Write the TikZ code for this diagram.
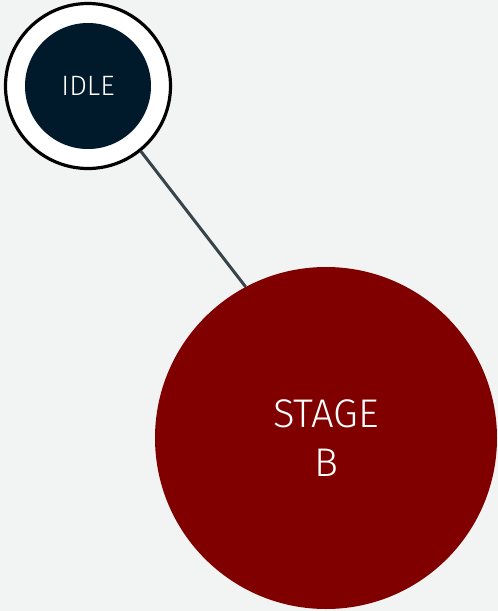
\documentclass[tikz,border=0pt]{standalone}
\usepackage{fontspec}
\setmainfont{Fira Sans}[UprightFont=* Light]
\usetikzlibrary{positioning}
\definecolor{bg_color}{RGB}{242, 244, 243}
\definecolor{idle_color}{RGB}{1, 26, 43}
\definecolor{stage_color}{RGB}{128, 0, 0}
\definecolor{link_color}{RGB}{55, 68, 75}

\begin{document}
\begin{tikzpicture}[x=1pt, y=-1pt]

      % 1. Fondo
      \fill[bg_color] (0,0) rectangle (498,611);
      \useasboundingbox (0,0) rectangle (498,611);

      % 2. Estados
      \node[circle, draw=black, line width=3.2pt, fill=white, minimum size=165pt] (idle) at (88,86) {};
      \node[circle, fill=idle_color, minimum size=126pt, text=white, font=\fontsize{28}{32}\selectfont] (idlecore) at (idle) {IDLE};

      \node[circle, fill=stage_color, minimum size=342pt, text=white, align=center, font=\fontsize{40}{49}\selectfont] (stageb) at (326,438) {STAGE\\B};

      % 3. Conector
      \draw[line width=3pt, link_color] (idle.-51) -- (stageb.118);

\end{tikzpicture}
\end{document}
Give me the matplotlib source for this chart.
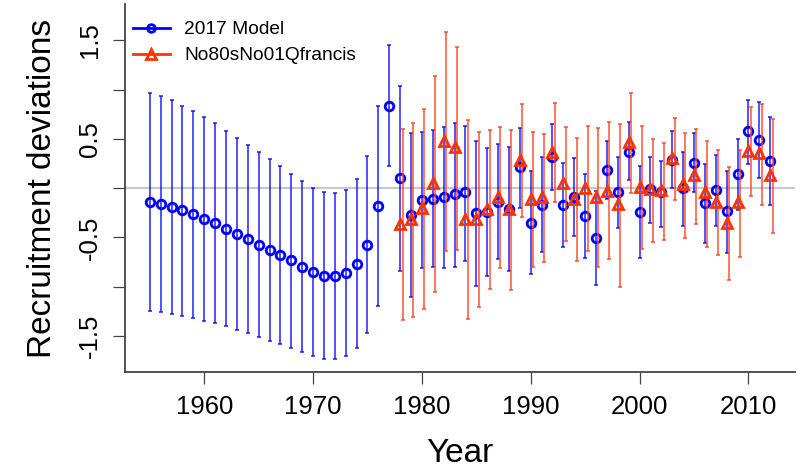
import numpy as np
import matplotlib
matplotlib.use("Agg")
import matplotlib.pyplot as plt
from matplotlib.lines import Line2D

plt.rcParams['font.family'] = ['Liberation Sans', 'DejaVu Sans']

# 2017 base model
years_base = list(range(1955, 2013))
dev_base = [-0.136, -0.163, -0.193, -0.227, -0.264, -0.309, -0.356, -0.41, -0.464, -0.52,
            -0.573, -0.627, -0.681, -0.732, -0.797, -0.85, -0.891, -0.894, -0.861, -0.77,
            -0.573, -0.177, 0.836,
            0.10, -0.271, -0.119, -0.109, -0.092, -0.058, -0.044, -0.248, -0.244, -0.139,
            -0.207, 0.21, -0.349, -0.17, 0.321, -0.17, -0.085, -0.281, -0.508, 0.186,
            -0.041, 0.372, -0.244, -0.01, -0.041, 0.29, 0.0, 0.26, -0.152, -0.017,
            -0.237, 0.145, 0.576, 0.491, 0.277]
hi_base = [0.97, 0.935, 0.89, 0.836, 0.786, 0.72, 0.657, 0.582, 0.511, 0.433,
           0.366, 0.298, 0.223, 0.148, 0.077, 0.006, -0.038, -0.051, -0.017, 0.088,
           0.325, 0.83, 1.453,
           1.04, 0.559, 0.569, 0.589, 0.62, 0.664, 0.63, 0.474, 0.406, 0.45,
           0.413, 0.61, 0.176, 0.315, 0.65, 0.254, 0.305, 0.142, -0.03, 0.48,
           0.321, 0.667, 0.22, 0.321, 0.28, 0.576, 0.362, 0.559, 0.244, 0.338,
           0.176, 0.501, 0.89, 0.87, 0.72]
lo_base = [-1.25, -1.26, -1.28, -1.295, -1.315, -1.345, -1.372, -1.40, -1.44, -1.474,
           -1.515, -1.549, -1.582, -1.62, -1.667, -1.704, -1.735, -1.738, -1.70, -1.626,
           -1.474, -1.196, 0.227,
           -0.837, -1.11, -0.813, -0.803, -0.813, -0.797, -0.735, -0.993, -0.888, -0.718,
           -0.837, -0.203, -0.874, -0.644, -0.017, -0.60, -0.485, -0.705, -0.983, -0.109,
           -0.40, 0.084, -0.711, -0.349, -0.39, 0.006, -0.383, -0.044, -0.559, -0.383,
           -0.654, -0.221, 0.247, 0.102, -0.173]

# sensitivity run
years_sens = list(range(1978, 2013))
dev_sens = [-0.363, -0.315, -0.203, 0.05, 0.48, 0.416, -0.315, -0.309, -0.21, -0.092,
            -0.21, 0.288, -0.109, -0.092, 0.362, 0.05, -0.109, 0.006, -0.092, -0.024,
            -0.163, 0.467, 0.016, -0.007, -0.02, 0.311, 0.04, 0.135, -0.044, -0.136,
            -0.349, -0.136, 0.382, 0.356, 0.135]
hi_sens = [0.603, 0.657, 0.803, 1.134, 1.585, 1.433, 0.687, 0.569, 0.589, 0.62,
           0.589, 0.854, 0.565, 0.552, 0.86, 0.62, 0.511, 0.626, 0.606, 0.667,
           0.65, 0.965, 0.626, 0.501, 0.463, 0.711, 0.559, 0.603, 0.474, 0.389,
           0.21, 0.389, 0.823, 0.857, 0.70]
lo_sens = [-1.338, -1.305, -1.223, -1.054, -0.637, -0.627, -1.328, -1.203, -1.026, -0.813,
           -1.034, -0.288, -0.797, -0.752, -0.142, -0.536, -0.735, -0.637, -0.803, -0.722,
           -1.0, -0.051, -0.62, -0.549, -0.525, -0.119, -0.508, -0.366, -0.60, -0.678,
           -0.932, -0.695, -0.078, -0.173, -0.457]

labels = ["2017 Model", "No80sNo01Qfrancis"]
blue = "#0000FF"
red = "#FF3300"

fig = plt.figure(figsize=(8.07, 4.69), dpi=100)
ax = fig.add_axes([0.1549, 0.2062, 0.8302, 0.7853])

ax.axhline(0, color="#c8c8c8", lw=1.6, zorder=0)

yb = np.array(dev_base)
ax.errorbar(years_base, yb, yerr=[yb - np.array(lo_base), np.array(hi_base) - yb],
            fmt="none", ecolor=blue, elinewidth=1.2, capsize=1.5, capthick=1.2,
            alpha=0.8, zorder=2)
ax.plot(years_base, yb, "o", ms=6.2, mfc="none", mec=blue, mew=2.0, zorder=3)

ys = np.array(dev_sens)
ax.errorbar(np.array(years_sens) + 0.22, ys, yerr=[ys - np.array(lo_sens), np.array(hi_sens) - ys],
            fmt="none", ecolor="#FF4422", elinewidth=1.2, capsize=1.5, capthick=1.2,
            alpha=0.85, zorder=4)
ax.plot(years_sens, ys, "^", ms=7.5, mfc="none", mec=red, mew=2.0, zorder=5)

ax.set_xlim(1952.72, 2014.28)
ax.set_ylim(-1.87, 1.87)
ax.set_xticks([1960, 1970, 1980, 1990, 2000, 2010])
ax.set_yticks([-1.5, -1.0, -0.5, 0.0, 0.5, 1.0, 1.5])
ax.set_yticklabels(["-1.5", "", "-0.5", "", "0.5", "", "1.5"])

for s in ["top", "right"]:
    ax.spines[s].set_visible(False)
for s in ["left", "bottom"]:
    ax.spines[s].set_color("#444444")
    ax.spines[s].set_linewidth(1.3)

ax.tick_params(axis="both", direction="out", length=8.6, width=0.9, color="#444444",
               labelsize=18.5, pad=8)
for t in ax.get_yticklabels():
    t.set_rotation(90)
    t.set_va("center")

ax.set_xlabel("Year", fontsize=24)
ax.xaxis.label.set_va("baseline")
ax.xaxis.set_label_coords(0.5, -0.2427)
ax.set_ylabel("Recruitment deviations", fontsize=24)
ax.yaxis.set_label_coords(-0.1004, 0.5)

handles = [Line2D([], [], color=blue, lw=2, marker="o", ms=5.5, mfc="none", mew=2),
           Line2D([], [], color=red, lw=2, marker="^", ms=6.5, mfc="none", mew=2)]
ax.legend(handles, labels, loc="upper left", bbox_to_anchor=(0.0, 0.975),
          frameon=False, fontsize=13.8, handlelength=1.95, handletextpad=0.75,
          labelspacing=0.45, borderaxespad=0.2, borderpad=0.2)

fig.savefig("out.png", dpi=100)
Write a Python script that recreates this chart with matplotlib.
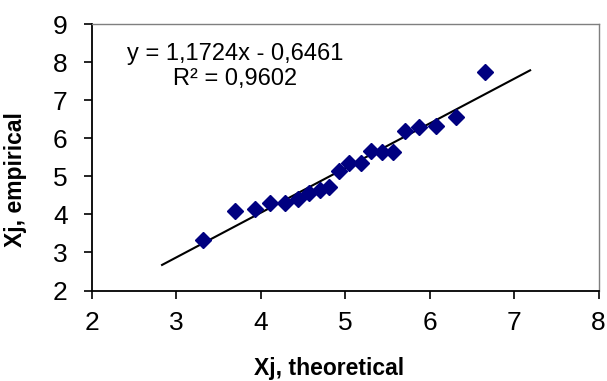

□ □ □ □ □ □ □

### Exercise requirements:
Take the listing and print it again exactly, but without any pictures.

### Answer for this exercise:
Write the TikZ code for this diagram.
\documentclass[tikz,border=0pt]{standalone}
\usepackage{fontspec}
\setmainfont{Fira Sans}[UprightFont=* Light]
\usetikzlibrary{positioning}
\definecolor{bg_color}{RGB}{242, 244, 243}
\definecolor{idle_color}{RGB}{1, 26, 43}
\definecolor{stage_color}{RGB}{128, 0, 0}
\definecolor{link_color}{RGB}{55, 68, 75}

\begin{document}
\begin{tikzpicture}[x=1pt, y=-1pt]

      % 1. Fondo
      \fill[bg_color] (0,0) rectangle (498,611);
      \useasboundingbox (0,0) rectangle (498,611);

      % 2. Estados
      \node[circle, draw=black, line width=3.2pt, fill=white, minimum size=165pt] (idle) at (88,86) {};
      \node[circle, fill=idle_color, minimum size=126pt, text=white, font=\fontsize{28}{32}\selectfont] (idlecore) at (idle) {IDLE};

      \node[circle, fill=stage_color, minimum size=342pt, text=white, align=center, font=\fontsize{40}{49}\selectfont] (stageb) at (326,438) {STAGE\\B};

      % 3. Conector
      \draw[line width=3pt, link_color] (idle.-51) -- (stageb.118);

\end{tikzpicture}
\end{document}
Give me the matplotlib source for this chart.
import numpy as np
import matplotlib
matplotlib.use("Agg")
import matplotlib.pyplot as plt
from matplotlib.lines import Line2D

plt.rcParams['font.family'] = ['Liberation Sans', 'DejaVu Sans']

# 2017 base model
years_base = list(range(1955, 2013))
dev_base = [-0.136, -0.163, -0.193, -0.227, -0.264, -0.309, -0.356, -0.41, -0.464, -0.52,
            -0.573, -0.627, -0.681, -0.732, -0.797, -0.85, -0.891, -0.894, -0.861, -0.77,
            -0.573, -0.177, 0.836,
            0.10, -0.271, -0.119, -0.109, -0.092, -0.058, -0.044, -0.248, -0.244, -0.139,
            -0.207, 0.21, -0.349, -0.17, 0.321, -0.17, -0.085, -0.281, -0.508, 0.186,
            -0.041, 0.372, -0.244, -0.01, -0.041, 0.29, 0.0, 0.26, -0.152, -0.017,
            -0.237, 0.145, 0.576, 0.491, 0.277]
hi_base = [0.97, 0.935, 0.89, 0.836, 0.786, 0.72, 0.657, 0.582, 0.511, 0.433,
           0.366, 0.298, 0.223, 0.148, 0.077, 0.006, -0.038, -0.051, -0.017, 0.088,
           0.325, 0.83, 1.453,
           1.04, 0.559, 0.569, 0.589, 0.62, 0.664, 0.63, 0.474, 0.406, 0.45,
           0.413, 0.61, 0.176, 0.315, 0.65, 0.254, 0.305, 0.142, -0.03, 0.48,
           0.321, 0.667, 0.22, 0.321, 0.28, 0.576, 0.362, 0.559, 0.244, 0.338,
           0.176, 0.501, 0.89, 0.87, 0.72]
lo_base = [-1.25, -1.26, -1.28, -1.295, -1.315, -1.345, -1.372, -1.40, -1.44, -1.474,
           -1.515, -1.549, -1.582, -1.62, -1.667, -1.704, -1.735, -1.738, -1.70, -1.626,
           -1.474, -1.196, 0.227,
           -0.837, -1.11, -0.813, -0.803, -0.813, -0.797, -0.735, -0.993, -0.888, -0.718,
           -0.837, -0.203, -0.874, -0.644, -0.017, -0.60, -0.485, -0.705, -0.983, -0.109,
           -0.40, 0.084, -0.711, -0.349, -0.39, 0.006, -0.383, -0.044, -0.559, -0.383,
           -0.654, -0.221, 0.247, 0.102, -0.173]

# sensitivity run
years_sens = list(range(1978, 2013))
dev_sens = [-0.363, -0.315, -0.203, 0.05, 0.48, 0.416, -0.315, -0.309, -0.21, -0.092,
            -0.21, 0.288, -0.109, -0.092, 0.362, 0.05, -0.109, 0.006, -0.092, -0.024,
            -0.163, 0.467, 0.016, -0.007, -0.02, 0.311, 0.04, 0.135, -0.044, -0.136,
            -0.349, -0.136, 0.382, 0.356, 0.135]
hi_sens = [0.603, 0.657, 0.803, 1.134, 1.585, 1.433, 0.687, 0.569, 0.589, 0.62,
           0.589, 0.854, 0.565, 0.552, 0.86, 0.62, 0.511, 0.626, 0.606, 0.667,
           0.65, 0.965, 0.626, 0.501, 0.463, 0.711, 0.559, 0.603, 0.474, 0.389,
           0.21, 0.389, 0.823, 0.857, 0.70]
lo_sens = [-1.338, -1.305, -1.223, -1.054, -0.637, -0.627, -1.328, -1.203, -1.026, -0.813,
           -1.034, -0.288, -0.797, -0.752, -0.142, -0.536, -0.735, -0.637, -0.803, -0.722,
           -1.0, -0.051, -0.62, -0.549, -0.525, -0.119, -0.508, -0.366, -0.60, -0.678,
           -0.932, -0.695, -0.078, -0.173, -0.457]

labels = ["2017 Model", "No80sNo01Qfrancis"]
blue = "#0000FF"
red = "#FF3300"

fig = plt.figure(figsize=(8.07, 4.69), dpi=100)
ax = fig.add_axes([0.1549, 0.2062, 0.8302, 0.7853])

ax.axhline(0, color="#c8c8c8", lw=1.6, zorder=0)

yb = np.array(dev_base)
ax.errorbar(years_base, yb, yerr=[yb - np.array(lo_base), np.array(hi_base) - yb],
            fmt="none", ecolor=blue, elinewidth=1.2, capsize=1.5, capthick=1.2,
            alpha=0.8, zorder=2)
ax.plot(years_base, yb, "o", ms=6.2, mfc="none", mec=blue, mew=2.0, zorder=3)

ys = np.array(dev_sens)
ax.errorbar(np.array(years_sens) + 0.22, ys, yerr=[ys - np.array(lo_sens), np.array(hi_sens) - ys],
            fmt="none", ecolor="#FF4422", elinewidth=1.2, capsize=1.5, capthick=1.2,
            alpha=0.85, zorder=4)
ax.plot(years_sens, ys, "^", ms=7.5, mfc="none", mec=red, mew=2.0, zorder=5)

ax.set_xlim(1952.72, 2014.28)
ax.set_ylim(-1.87, 1.87)
ax.set_xticks([1960, 1970, 1980, 1990, 2000, 2010])
ax.set_yticks([-1.5, -1.0, -0.5, 0.0, 0.5, 1.0, 1.5])
ax.set_yticklabels(["-1.5", "", "-0.5", "", "0.5", "", "1.5"])

for s in ["top", "right"]:
    ax.spines[s].set_visible(False)
for s in ["left", "bottom"]:
    ax.spines[s].set_color("#444444")
    ax.spines[s].set_linewidth(1.3)

ax.tick_params(axis="both", direction="out", length=8.6, width=0.9, color="#444444",
               labelsize=18.5, pad=8)
for t in ax.get_yticklabels():
    t.set_rotation(90)
    t.set_va("center")

ax.set_xlabel("Year", fontsize=24)
ax.xaxis.label.set_va("baseline")
ax.xaxis.set_label_coords(0.5, -0.2427)
ax.set_ylabel("Recruitment deviations", fontsize=24)
ax.yaxis.set_label_coords(-0.1004, 0.5)

handles = [Line2D([], [], color=blue, lw=2, marker="o", ms=5.5, mfc="none", mew=2),
           Line2D([], [], color=red, lw=2, marker="^", ms=6.5, mfc="none", mew=2)]
ax.legend(handles, labels, loc="upper left", bbox_to_anchor=(0.0, 0.975),
          frameon=False, fontsize=13.8, handlelength=1.95, handletextpad=0.75,
          labelspacing=0.45, borderaxespad=0.2, borderpad=0.2)

fig.savefig("out.png", dpi=100)
Write a Python script that recreates this chart with matplotlib.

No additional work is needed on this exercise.